Based near Gridley, north of Yuba City, Wil-Ker-Son Ranch in the late 1970s was one of the first kiwifruit operations to take root in the Sacramento Valley. At the time, kiwifruit production in the United States was commercially insignificant.

The fibrous green fruit grew in popularity, with California plantings peaking at 7,300 acres in the early 1990s. At its peak, in the 1990s, California counted some 690 kiwifruit growers.

Since then, the state's kiwifruit acreage has fallen to about 4,000 acres while imports from the likes of Chile, New Zealand and Italy now account for nearly 70 percent of U.S. sales. There are currently about 220 commercial kiwifruit growers in California, farming 4,000 acres in areas including Fresno, Tulare and Yuba counties. There are also about 28 kiwifruit handlers.

The growers try to help themselves through the federal marketing order established in 1984, which sets standards for size, quality and packing. Unlike other marketing orders, though, the federal program does not yet authorize research and promotion efforts.

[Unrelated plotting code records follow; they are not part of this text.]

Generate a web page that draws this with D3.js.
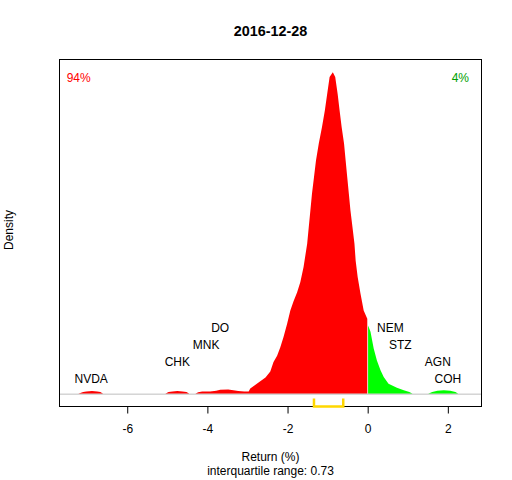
<!DOCTYPE html>
<html>
<head>
<meta charset="utf-8">
<script src="https://cdn.jsdelivr.net/npm/d3@7"></script>
<style>
  body { margin: 0; background: #fff; }
  text { font-family: "Liberation Sans", Arial, sans-serif; }
</style>
</head>
<body>
<svg id="chart"></svg>
<script>
// density of returns on the day (return %, density)
var returns = [-7.22, -7.10, -7.02, -6.88, -6.75, -6.67, -6.60,
  -5.05, -4.97, -4.87, -4.75, -4.62, -4.52, -4.45,
  -4.30, -4.23, -4.13, -3.93, -3.78, -3.68, -3.48, -3.35, -3.23, -3.08, -2.97,
  -2.93, -2.80, -2.68, -2.55, -2.43, -2.35, -2.26, -2.18, -2.10, -2.01, -1.93,
  -1.85, -1.76, -1.68, -1.60, -1.51, -1.47, -1.43, -1.39, -1.34, -1.29, -1.22,
  -1.14, -1.07, -1.01, -0.95, -0.87, -0.81, -0.75, -0.70, -0.65, -0.59, -0.55,
  -0.51, -0.47, -0.43, -0.38, -0.33, -0.30, -0.25, -0.18, -0.10, -0.01,
  0.01, 0.07, 0.15, 0.23, 0.32, 0.40, 0.52, 0.73, 0.90, 1.04, 1.12,
  1.51, 1.61, 1.74, 1.90, 2.06, 2.19, 2.26];
var density = [0, 0.004, 0.005, 0.006, 0.005, 0.004, 0,
  0, 0.004, 0.005, 0.006, 0.005, 0.004, 0,
  0, 0.003, 0.005, 0.005, 0.007, 0.009, 0.010, 0.008, 0.006, 0.005, 0.005,
  0.012, 0.021, 0.029, 0.038, 0.052, 0.074, 0.089, 0.109, 0.133, 0.164, 0.195,
  0.217, 0.238, 0.262, 0.297, 0.352, 0.391, 0.430, 0.469, 0.508, 0.547, 0.587,
  0.626, 0.664, 0.704, 0.743, 0.754, 0.743, 0.704, 0.664, 0.626, 0.587, 0.547,
  0.508, 0.469, 0.430, 0.391, 0.352, 0.312, 0.274, 0.235, 0.195, 0.176,
  0.160, 0.145, 0.106, 0.078, 0.055, 0.039, 0.023, 0.014, 0.008, 0.004, 0,
  0, 0.004, 0.007, 0.008, 0.007, 0.004, 0];

// labelled stocks in the tails
var stockNames = ["NVDA", "CHK", "MNK", "DO", "NEM", "STZ", "AGN", "COH"];
var stockReturns = [-6.90, -4.75, -4.03, -3.68, 0.565, 0.815, 1.75, 2.00];
var stockLevels = [0.035, 0.075, 0.115, 0.155, 0.155, 0.115, 0.075, 0.035];

var xTicks = [-6, -4, -2, 0, 2];
var xLim = [-7.30, 2.45];
var quartiles = [-1.34, -0.61];
var shareDown = "94%";
var shareUp = "4%";
var title = "2016-12-28";

var W = 512, H = 480;
var box = {left: 59.5, right: 481.5, top: 59.5, bottom: 406.5};

var svg = d3.select("#chart").attr("width", W).attr("height", H);
svg.append("rect").attr("width", W).attr("height", H).attr("fill", "#fff");

// R style 4% axis expansion
var xPad = (xLim[1] - xLim[0]) * 0.04;
var yMax = d3.max(density);
var sc_x = d3.scaleLinear().domain([xLim[0] - xPad, xLim[1] + xPad]).range([box.left, box.right]);
var sc_y = d3.scaleLinear().domain([-yMax * 0.04, yMax * 1.04]).range([box.bottom, box.top]);

var pts = returns.map(function(r, i) { return {x: r, y: density[i]}; });

var area = d3.area()
    .x(function(d) { return sc_x(d.x); })
    .y0(sc_y(0))
    .y1(function(d) { return sc_y(d.y); });

// losers red, gainers green
svg.append("path")
   .datum(pts.filter(function(d) { return d.x < 0; }))
   .attr("fill", "#ff0000")
   .attr("d", area);
svg.append("path")
   .datum(pts.filter(function(d) { return d.x > 0; }))
   .attr("fill", "#00ff00")
   .attr("d", area);

// zero density line
svg.append("line")
   .attr("x1", box.left).attr("x2", box.right)
   .attr("y1", sc_y(0) + 0.5).attr("y2", sc_y(0) + 0.5)
   .attr("stroke", "#bebebe").attr("stroke-width", 1);

// stock names
svg.selectAll("text.stock")
   .data(stockNames)
   .enter().append("text")
   .attr("class", "stock")
   .attr("x", function(d, i) { return sc_x(stockReturns[i]); })
   .attr("y", function(d, i) { return sc_y(stockLevels[i]); })
   .attr("dy", "0.35em")
   .attr("text-anchor", "middle")
   .attr("font-size", 12)
   .attr("fill", "#000")
   .text(function(d) { return d; });

// frame
svg.append("rect")
   .attr("x", box.left).attr("y", box.top)
   .attr("width", box.right - box.left).attr("height", box.bottom - box.top)
   .attr("fill", "none").attr("stroke", "#000").attr("stroke-width", 1);

// x axis
var ax = svg.append("g")
   .attr("transform", "translate(0," + box.bottom + ")")
   .call(d3.axisBottom(sc_x).tickValues(xTicks).tickSize(7).tickPadding(11)
          .tickFormat(function(d) { return d < 0 ? "-" + Math.abs(d) : d; }));
ax.select(".domain").remove();
ax.append("line")
  .attr("x1", sc_x(xTicks[0])).attr("x2", sc_x(xTicks[xTicks.length - 1]))
  .attr("stroke", "#000");
ax.selectAll("text").attr("font-size", 12).attr("font-family", null).attr("fill", "#000");
ax.selectAll(".tick line").attr("stroke", "#000");

// interquartile bracket, on top of the frame
var qy = box.bottom;
svg.append("path")
   .attr("d", "M" + sc_x(quartiles[0]) + "," + (qy - 8) + "V" + qy +
              "H" + sc_x(quartiles[1]) + "V" + (qy - 8))
   .attr("fill", "none")
   .attr("stroke", "#ffd700")
   .attr("stroke-width", 2.5);

var cx = (box.left + box.right) / 2;

svg.append("text")
   .attr("x", cx).attr("y", 36)
   .attr("text-anchor", "middle")
   .attr("font-size", 14.4).attr("font-weight", "bold")
   .text(title);

svg.append("text")
   .attr("x", 66.7).attr("y", 81.7)
   .attr("font-size", 12).attr("fill", "#ff0000")
   .text(shareDown);
svg.append("text")
   .attr("x", 469).attr("y", 81.7)
   .attr("text-anchor", "end")
   .attr("font-size", 12).attr("fill", "#00a000")
   .text(shareUp);

svg.append("text")
   .attr("x", cx).attr("y", 460.7)
   .attr("text-anchor", "middle").attr("font-size", 12)
   .text("Return (%)");
svg.append("text")
   .attr("x", cx).attr("y", 474.5)
   .attr("text-anchor", "middle").attr("font-size", 12)
   .text("interquartile range: " + d3.format(".2f")(quartiles[1] - quartiles[0]));

svg.append("text")
   .attr("transform", "translate(13,230) rotate(-90)")
   .attr("text-anchor", "middle").attr("font-size", 12)
   .text("Density");
</script>
</body>
</html>
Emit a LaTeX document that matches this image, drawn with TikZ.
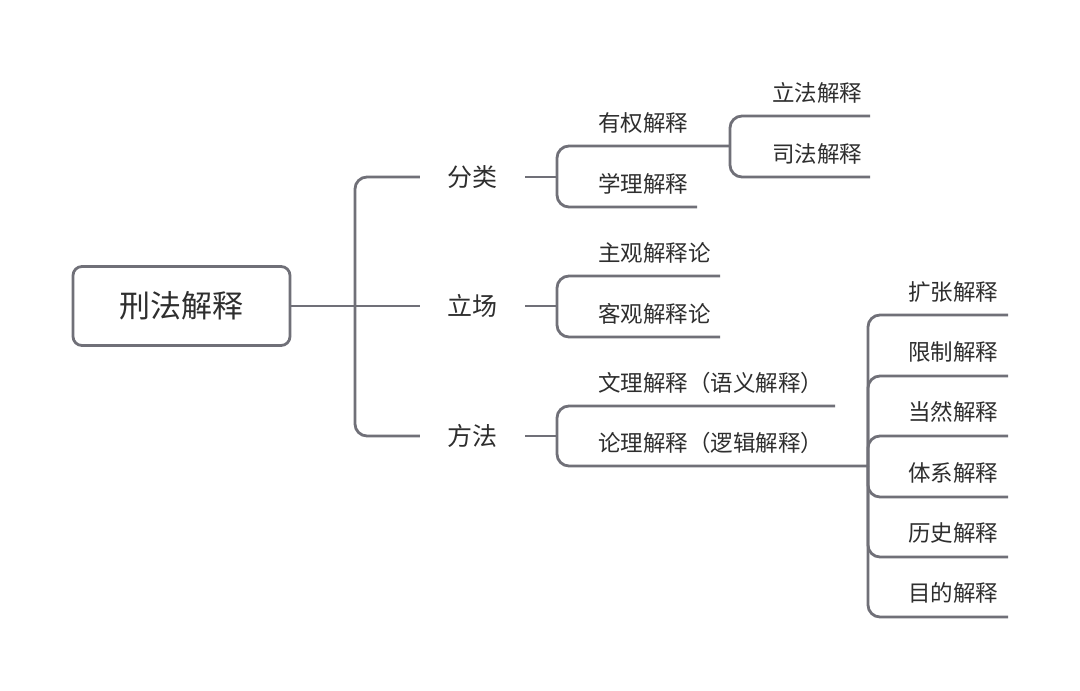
\documentclass[tikz,border=0pt]{standalone}
\usepackage{fontspec}
\newfontfamily\cjk{Noto Sans CJK SC}
\definecolor{lc}{HTML}{707078}
\definecolor{tc}{HTML}{2E2E2E}
\begin{document}
\begin{tikzpicture}[x=1pt,y=-1pt,
  conn/.style={draw=lc, line width=2.8pt, rounded corners=12pt},
  leaf/.style={anchor=west, inner sep=0pt, font=\cjk\fontsize{22.5}{26}\selectfont, text=tc},
  mid/.style={anchor=center, inner sep=0pt, minimum width=105pt, font=\cjk\fontsize{25}{30}\selectfont, text=tc},
  rootbox/.style={draw=lc, line width=2.8pt, rounded corners=9pt, minimum width=217pt, minimum height=79pt, inner sep=0pt, font=\cjk\fontsize{31}{36}\selectfont, text=tc}]
\useasboundingbox[fill=white] (0,0) rectangle (1080,691);

% root
\node[rootbox] (root) at (181.5,306) {刑法解释};

% level 1
\node[mid] (fl) at (472.5,177) {分类};
\node[mid] (lc) at (472.5,306) {立场};
\node[mid] (ff) at (472.5,436) {方法};
\coordinate (jr) at (355,306);
\draw[conn] (root.east) -- (lc.west);
\draw[conn] (fl.west) -| (jr) |- (ff.west);

% 分类 subtree
\coordinate (j1) at (557,177);
\coordinate (yqE) at (730,146);
\coordinate (xlE) at (697,207);
\draw[conn] (fl.east) -- (j1);
\draw[conn] (yqE) -| (j1) |- (xlE);
\node[leaf] (yq) at (598,123) {有权解释};
\node[leaf] (xl) at (598,184) {学理解释};
\coordinate (lfE) at (870,116);
\coordinate (sfE) at (870,177);
\draw[conn] (lfE) -| (yqE) |- (sfE);
\node[leaf] (lf) at (772,93) {立法解释};
\node[leaf] (sf) at (772,154) {司法解释};

% 立场 subtree
\coordinate (j2) at (557,306);
\coordinate (zgE) at (720,276);
\coordinate (kgE) at (720,337);
\draw[conn] (lc.east) -- (j2);
\draw[conn] (zgE) -| (j2) |- (kgE);
\node[leaf] (zg) at (598,253) {主观解释论};
\node[leaf] (kg) at (598,314) {客观解释论};

% 方法 subtree
\coordinate (j3) at (557,436);
\coordinate (wlE) at (835,406);
\coordinate (j4) at (868,466);
\draw[conn] (ff.east) -- (j3);
\draw[conn] (wlE) -| (j3) |- (j4);
\node[leaf] (wl) at (598,383) {文理解释（语义解释）};
\node[leaf] (ll) at (598,443) {论理解释（逻辑解释）};

\coordinate (e1) at (1008,315);
\coordinate (e2) at (1008,376);
\coordinate (e3) at (1008,436);
\coordinate (e4) at (1008,497);
\coordinate (e5) at (1008,557);
\coordinate (e6) at (1008,617);
\foreach \e in {e1,e2,e3,e4,e5,e6} { \draw[conn] (\e) -| (j4); }
\node[leaf] (kz) at (908,292) {扩张解释};
\node[leaf] (xz) at (908,352) {限制解释};
\node[leaf] (dr) at (908,412) {当然解释};
\node[leaf] (tx) at (908,473) {体系解释};
\node[leaf] (ls) at (908,533) {历史解释};
\node[leaf] (md) at (908,593) {目的解释};
\end{tikzpicture}
\end{document}
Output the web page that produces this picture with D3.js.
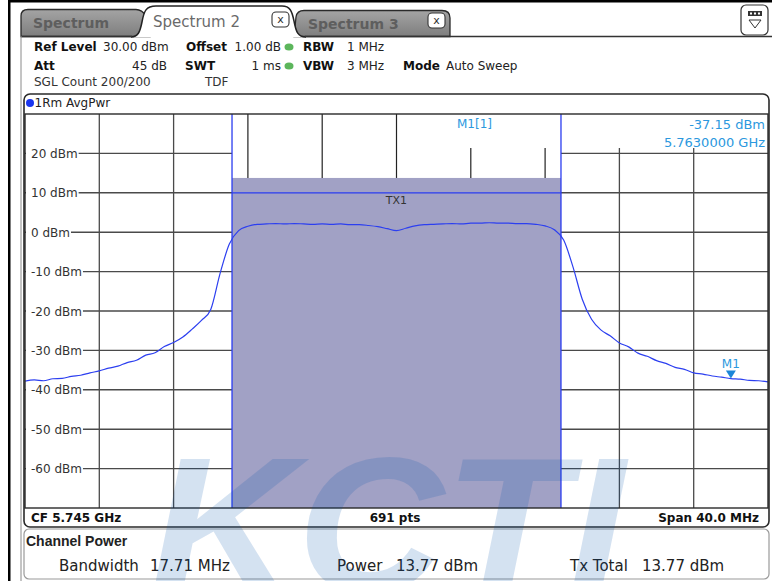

Kiwifruit growers believe they could dedicate more money to promotion if they eliminated administrative duplication. By itself, the vote next month will not merge the Kiwifruit Administrative Committee and the California Kiwifruit Commission, but it could set the stage for merger once the committees have duplicate powers.

"Right now ... they require having separate meetings, separate boards, separate accounting, and separate reporting," Kings County grower John Fagundes IV testified. "So by being consolidated, we'd go down from two boards to one board."